What you have to do:
Begin with the first line below and retype each line exactly through the line containing "const pvRepeatName = ['VK210', 'VK247', 'Vivax-like', '']". Any pictures are to be left out.
[BEGIN Collected data]
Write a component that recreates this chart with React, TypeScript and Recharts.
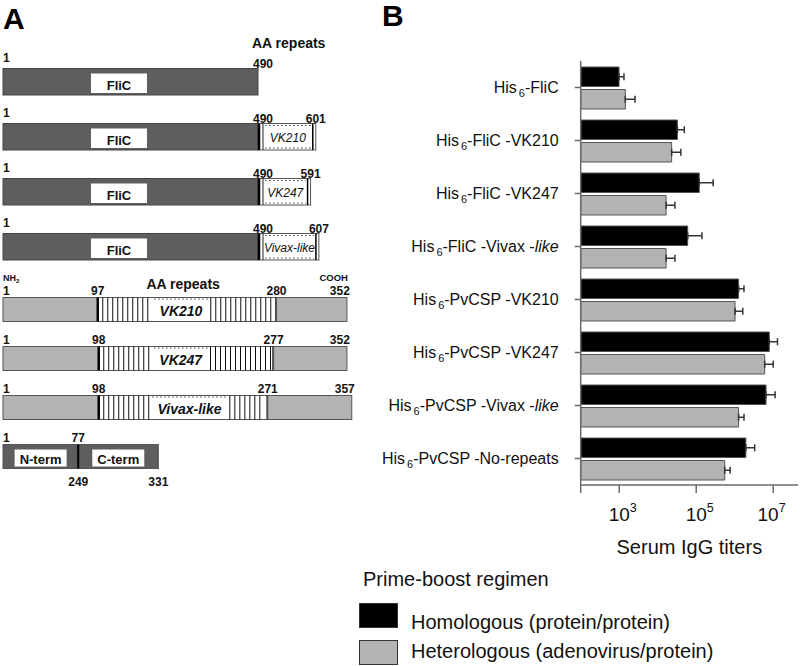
import React from 'react'
import {
  BarChart,
  Bar,
  XAxis,
  YAxis,
  ErrorBar,
  Legend,
} from 'recharts'

// ---- Panel A: FliC fusions (amino-acid positions) ----
const fliCNames = ['FliC', 'FliC-VK210', 'FliC-VK247', 'FliC-Vivax-like']
const fliCEnd = [490, 490, 490, 490]
const fliCRepeatEnd = [490, 601, 591, 607]
const fliCRepeatName = ['', 'VK210', 'VK247', 'Vivax-like']

// ---- Panel A: PvCSP constructs ----
const pvNames = ['PvCSP-VK210', 'PvCSP-VK247', 'PvCSP-Vivax-like', 'PvCSP-No-repeats']
const pvRepeatStart = [97, 98, 98, 77]
const pvRepeatEnd = [280, 277, 271, 249]
const pvEnd = [352, 352, 357, 331]
const pvRepeatName = ['VK210', 'VK247', 'Vivax-like', '']

// ---- Panel B: serum IgG titers ----
const constructs = [
  'His6-FliC',
  'His6-FliC-VK210',
  'His6-FliC-VK247',
  'His6-FliC-Vivax-like',
  'His6-PvCSP-VK210',
  'His6-PvCSP-VK247',
  'His6-PvCSP-Vivax-like',
  'His6-PvCSP-No-repeats',
]
const constructText = [
  '-FliC',
  '-FliC -VK210',
  '-FliC -VK247',
  '-FliC -Vivax -',
  '-PvCSP -VK210',
  '-PvCSP -VK247',
  '-PvCSP -Vivax -',
  '-PvCSP -No-repeats',
]
const constructItalic = ['', '', '', 'like', '', '', 'like', '']
const regimens = ['Homologous (protein/protein)', 'Heterologous (adenovirus/protein)']
const homologous = [990, 32400, 120000, 60000, 1.26e6, 7.9e6, 6.5e6, 1.95e6]
const homologousUpper = [1330, 49000, 275000, 141000, 1.74e6, 1.29e7, 1.12e7, 3.3e6]
const heterologous = [1440, 23000, 16500, 16500, 1.02e6, 6.0e6, 1.26e6, 5.5e5]
const heterologousUpper = [2570, 40000, 28000, 28000, 1.62e6, 1.0e7, 1.74e6, 7.6e5]
const titerTicks = [1e2, 1e3, 1e4, 1e5, 1e6, 1e7]

const FONT = '"Liberation Sans", Arial, Helvetica, sans-serif'
const DARK = '#5e5e5e'
const LIGHT = '#b3b3b3'
const INK = '#111'

const fliCData = fliCNames.map((name, i) => ({
  name,
  idx: i,
  fliC: fliCEnd[i],
  rep: fliCRepeatEnd[i] - fliCEnd[i],
  endLabel: fliCRepeatEnd[i] > fliCEnd[i] ? String(fliCRepeatEnd[i]) : '',
  fliCLabel: String(fliCEnd[i]),
  repName: fliCRepeatName[i],
}))

const pvData = pvNames.map((name, i) => {
  const hasRep = pvRepeatName[i] !== ''
  return {
    name,
    idx: i,
    hasRep,
    n: pvRepeatStart[i],
    rep: hasRep ? pvRepeatEnd[i] - pvRepeatStart[i] : 0,
    c: pvEnd[i] - pvRepeatEnd[i],
    startLabel: String(pvRepeatStart[i]),
    repEndLabel: String(pvRepeatEnd[i]),
    endLabel: String(pvEnd[i]),
    repName: pvRepeatName[i],
  }
})

const titerData = constructs.map((name, i) => ({
  name,
  homologous: homologous[i],
  heterologous: heterologous[i],
  homoErr: [0, homologousUpper[i] - homologous[i]],
  heteroErr: [0, heterologousUpper[i] - heterologous[i]],
}))

// rough text width for Arial-like fonts
function textWidth(s: string, size: number) {
  let w = 0
  for (const ch of s) {
    if ('il-.tI'.includes(ch)) w += 0.28
    else if (ch >= 'A' && ch <= 'Z') w += 0.72
    else w += 0.556
  }
  return w * size
}

const numStyle = { fontSize: 12, fontWeight: 700, fill: INK } as const

function FliCShape(props: any) {
  const { x, y, width, height, payload } = props
  if (!width || width <= 0) return <g />
  const boxX = x + width * 0.345
  return (
    <g>
      <rect x={x} y={y} width={width} height={height} fill={DARK} stroke="#444" strokeWidth={1} />
      <rect x={boxX} y={y + 5} width={56} height={height - 7} fill="#fff" />
      <text x={boxX + 28} y={y + height - 5} textAnchor="middle" fontSize={13} fontWeight={700} fill={INK}>
        FliC
      </text>
      <text x={x} y={y - 7} {...numStyle}>1</text>
      <text x={x + width - 5} y={y - 1} {...numStyle}>{payload.fliCLabel}</text>
      {payload.idx === 0 && (
        <text x={x + width - 6} y={y - 21} fontSize={14} fontWeight={700} fill={INK}>AA repeats</text>
      )}
    </g>
  )
}

function FliCRepeatShape(props: any) {
  const { x, y, width, height, payload } = props
  if (!width || width <= 0) return <g />
  const left = x + 7
  const right = x + width - 5
  return (
    <g>
      <rect x={x} y={y} width={width} height={height} fill="#fff" stroke="#555" strokeWidth={1} />
      <line x1={x + 1} x2={x + 1} y1={y} y2={y + height} stroke="#000" strokeWidth={2.5} />
      <line x1={x + 5} x2={x + 5} y1={y} y2={y + height} stroke="#222" strokeWidth={1} />
      <line x1={left} x2={right} y1={y + 2} y2={y + 2} stroke="#444" strokeWidth={1} strokeDasharray="1.5 2.5" />
      <line x1={left} x2={right} y1={y + height - 2} y2={y + height - 2} stroke="#444" strokeWidth={1} strokeDasharray="1.5 2.5" />
      <line x1={x + width - 3} x2={x + width - 3} y1={y} y2={y + height} stroke="#000" strokeWidth={1.5} />
      <text x={(left + right) / 2} y={y + height - 8} textAnchor="middle" fontSize={12} fontStyle="italic" fill={INK}>
        {payload.repName}
      </text>
      <text x={x + width} y={y - 1} textAnchor="middle" {...numStyle}>{payload.endLabel}</text>
    </g>
  )
}

function PvNShape(props: any) {
  const { x, y, width, height, payload } = props
  if (!width || width <= 0) return <g />
  const fill = payload.hasRep ? LIGHT : DARK
  return (
    <g>
      <rect x={x} y={y} width={width} height={height} fill={fill} stroke="#555" strokeWidth={1} />
      {!payload.hasRep && (
        <>
          <rect x={x + width / 2 - 26} y={y + 5} width={52} height={height - 7} fill="#fff" />
          <text x={x + width / 2} y={y + height - 5} textAnchor="middle" fontSize={13} fontWeight={700} fill={INK}>N-term</text>
        </>
      )}
      <text x={x} y={y - 3} {...numStyle}>1</text>
      <text x={x + width} y={y - 3} textAnchor="middle" {...numStyle}>{payload.startLabel}</text>
      {payload.idx === 0 && (
        <text x={x} y={y - 17} fontSize={9} fontWeight={700} fill={INK}>
          NH<tspan fontSize={6} dy={2}>2</tspan>
        </text>
      )}
    </g>
  )
}

function PvRepeatShape(props: any) {
  const { x, y, width, height, payload } = props
  if (!width || width <= 0) return <g />
  const boxW = textWidth(payload.repName, 14) + 10
  const boxX = x + width * 0.316
  const lines: number[] = []
  for (let lx = x + 5; lx < boxX - 2; lx += 5) lines.push(lx)
  for (let lx = boxX + boxW + 3; lx < x + width - 3; lx += 5) lines.push(lx)
  return (
    <g>
      <rect x={x} y={y} width={width} height={height} fill="#fff" stroke="#555" strokeWidth={1} />
      {lines.map((lx) => (
        <line key={lx} x1={lx} x2={lx} y1={y} y2={y + height} stroke="#111" strokeWidth={1} />
      ))}
      <line x1={x} x2={x} y1={y} y2={y + height} stroke="#000" strokeWidth={2.5} />
      <line x1={x + width} x2={x + width} y1={y} y2={y + height} stroke="#000" strokeWidth={2.5} />
      <line x1={boxX} x2={boxX + boxW} y1={y + 1.5} y2={y + 1.5} stroke="#444" strokeDasharray="1.5 2.5" />
      <text x={boxX + boxW / 2} y={y + height - 6} textAnchor="middle" fontSize={14} fontWeight={700} fontStyle="italic" fill={INK}>
        {payload.repName}
      </text>
      <text x={x + width} y={y - 3} textAnchor="middle" {...numStyle}>{payload.repEndLabel}</text>
      {payload.idx === 0 && (
        <text x={x + width / 2 - 4} y={y - 9} textAnchor="middle" fontSize={14} fontWeight={700} fill={INK}>AA repeats</text>
      )}
    </g>
  )
}

function PvCShape(props: any) {
  const { x, y, width, height, payload } = props
  if (!width || width <= 0) return <g />
  const fill = payload.hasRep ? LIGHT : DARK
  return (
    <g>
      <rect x={x} y={y} width={width} height={height} fill={fill} stroke="#555" strokeWidth={1} />
      {payload.hasRep ? (
        <text x={x + width + 3} y={y - 3} textAnchor="end" {...numStyle}>{payload.endLabel}</text>
      ) : (
        <>
          <line x1={x} x2={x} y1={y} y2={y + height} stroke="#000" strokeWidth={2} />
          <rect x={x + width / 2 - 26} y={y + 5} width={52} height={height - 7} fill="#fff" />
          <text x={x + width / 2} y={y + height - 5} textAnchor="middle" fontSize={13} fontWeight={700} fill={INK}>C-term</text>
          <text x={x} y={y + height + 17} textAnchor="middle" {...numStyle}>{payload.repEndLabel}</text>
          <text x={x + width} y={y + height + 17} textAnchor="middle" {...numStyle}>{payload.endLabel}</text>
        </>
      )}
      {payload.idx === 0 && (
        <text x={x + width + 1} y={y - 17} textAnchor="end" fontSize={9.5} fontWeight={700} fill={INK}>COOH</text>
      )}
    </g>
  )
}

function ConstructTick(props: any) {
  const { x, y, payload } = props
  const i = constructs.indexOf(payload.value)
  return (
    <text x={x - 14} y={y + 5.5} textAnchor="end" fontSize={16} fill={INK}>
      His
      <tspan dx={2} dy={4} fontSize={11}>6</tspan>
      <tspan dy={-4}>{constructText[i]}</tspan>
      {constructItalic[i] && <tspan fontStyle="italic">{constructItalic[i]}</tspan>}
    </text>
  )
}

function PowerTick(props: any) {
  const { x, y, payload } = props
  const exp = Math.round(Math.log10(payload.value))
  if (exp % 2 === 0) return <g />
  return (
    <text x={x - 10.5} y={y + 26} fontSize={19} fill={INK}>
      10<tspan fontSize={12.5} dy={-9}>{exp}</tspan>
    </text>
  )
}

function RegimenLegend({ payload }: any) {
  const boxTop = [35, 72]
  const textTop = [43, 72]
  const items = [...(payload || [])].sort(
    (a: any, b: any) => regimens.indexOf(a.value) - regimens.indexOf(b.value),
  )
  return (
    <div style={{ position: 'relative', width: 330, height: 100, fontSize: 20, color: INK, fontFamily: FONT }}>
      <div style={{ position: 'absolute', left: 4, top: 0, whiteSpace: 'nowrap' }}>Prime-boost regimen</div>
      {items.map((entry: any, i: number) => (
        <React.Fragment key={entry.value}>
          <div
            style={{
              position: 'absolute',
              left: 0,
              top: boxTop[i],
              width: 39,
              height: 25,
              boxSizing: 'border-box',
              background: entry.color,
              border: '1.5px solid #333',
            }}
          />
          <div style={{ position: 'absolute', left: 52, top: textTop[i], whiteSpace: 'nowrap' }}>{entry.value}</div>
        </React.Fragment>
      ))}
    </div>
  )
}

export default function App() {
  return (
    <div style={{ position: 'absolute', left: 0, top: 0, width: 800, height: 666, background: '#fff', fontFamily: FONT, overflow: 'hidden' }}>
      <div style={{ position: 'absolute', left: 3, top: 4, fontSize: 30, fontWeight: 700, lineHeight: 1, color: '#000' }}>A</div>
      <div style={{ position: 'absolute', left: 382, top: 1, fontSize: 30, fontWeight: 700, lineHeight: 1, color: '#000' }}>B</div>

      {/* Panel A – FliC constructs */}
      <div style={{ position: 'absolute', left: 0, top: 0 }}>
        <BarChart
          width={360}
          height={300}
          data={fliCData}
          layout="vertical"
          margin={{ top: 54.5, right: 18.73, bottom: 25.5, left: 3 }}
          barSize={26.5}
        >
          <XAxis type="number" domain={[0, 650]} hide />
          <YAxis type="category" dataKey="name" hide />
          <Bar dataKey="fliC" stackId="a" shape={FliCShape} isAnimationActive={false} />
          <Bar dataKey="rep" stackId="a" shape={FliCRepeatShape} isAnimationActive={false} />
        </BarChart>
      </div>

      {/* Panel A – PvCSP constructs */}
      <div style={{ position: 'absolute', left: 0, top: 0 }}>
        <BarChart
          width={370}
          height={520}
          data={pvData}
          layout="vertical"
          margin={{ top: 284.5, right: 15.3, bottom: 39.5, left: 3 }}
          barSize={24}
        >
          <XAxis type="number" domain={[0, 360]} hide />
          <YAxis type="category" dataKey="name" hide />
          <Bar dataKey="n" stackId="p" shape={PvNShape} isAnimationActive={false} />
          <Bar dataKey="rep" stackId="p" shape={PvRepeatShape} isAnimationActive={false} />
          <Bar dataKey="c" stackId="p" shape={PvCShape} isAnimationActive={false} />
        </BarChart>
      </div>

      {/* Panel B – serum IgG titers */}
      <div style={{ position: 'absolute', left: 360, top: 0 }}>
        <BarChart
          width={440}
          height={666}
          data={titerData}
          layout="vertical"
          margin={{ top: 61, right: 2, bottom: 126, left: 0 }}
          barSize={19.5}
          barGap={3}
        >
          <XAxis
            type="number"
            scale="log"
            domain={[100, 4.4e7]}
            ticks={titerTicks}
            allowDataOverflow
            tick={<PowerTick />}
            tickSize={8}
            height={55}
            stroke="#6a6a6a"
            strokeWidth={1.5}
            label={{ value: 'Serum IgG titers', position: 'bottom', offset: 0, fontSize: 20, fill: INK }}
          />
          <YAxis
            type="category"
            dataKey="name"
            width={220.7}
            tick={<ConstructTick />}
            tickSize={6}
            stroke="#6a6a6a"
            strokeWidth={1.5}
            interval={0}
          />
          <Legend
            layout="horizontal"
            verticalAlign="middle"
            align="center"
            content={<RegimenLegend />}
            wrapperStyle={{ left: -1, top: 568, width: 340, height: 100 }}
          />
          <Bar dataKey="homologous" name={regimens[0]} fill="#000" stroke="#555" strokeWidth={1} isAnimationActive={false}>
            <ErrorBar dataKey="homoErr" direction="x" width={3.5} stroke="#333" strokeWidth={1.5} />
          </Bar>
          <Bar dataKey="heterologous" name={regimens[1]} fill={LIGHT} stroke="#555" strokeWidth={1} isAnimationActive={false}>
            <ErrorBar dataKey="heteroErr" direction="x" width={3.5} stroke="#333" strokeWidth={1.5} />
          </Bar>
        </BarChart>
      </div>
    </div>
  )
}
[END Collected data]
Answer in full:
Write a component that recreates this chart with React, TypeScript and Recharts.
import React from 'react'
import {
  BarChart,
  Bar,
  XAxis,
  YAxis,
  ErrorBar,
  Legend,
} from 'recharts'

// ---- Panel A: FliC fusions (amino-acid positions) ----
const fliCNames = ['FliC', 'FliC-VK210', 'FliC-VK247', 'FliC-Vivax-like']
const fliCEnd = [490, 490, 490, 490]
const fliCRepeatEnd = [490, 601, 591, 607]
const fliCRepeatName = ['', 'VK210', 'VK247', 'Vivax-like']

// ---- Panel A: PvCSP constructs ----
const pvNames = ['PvCSP-VK210', 'PvCSP-VK247', 'PvCSP-Vivax-like', 'PvCSP-No-repeats']
const pvRepeatStart = [97, 98, 98, 77]
const pvRepeatEnd = [280, 277, 271, 249]
const pvEnd = [352, 352, 357, 331]
const pvRepeatName = ['VK210', 'VK247', 'Vivax-like', '']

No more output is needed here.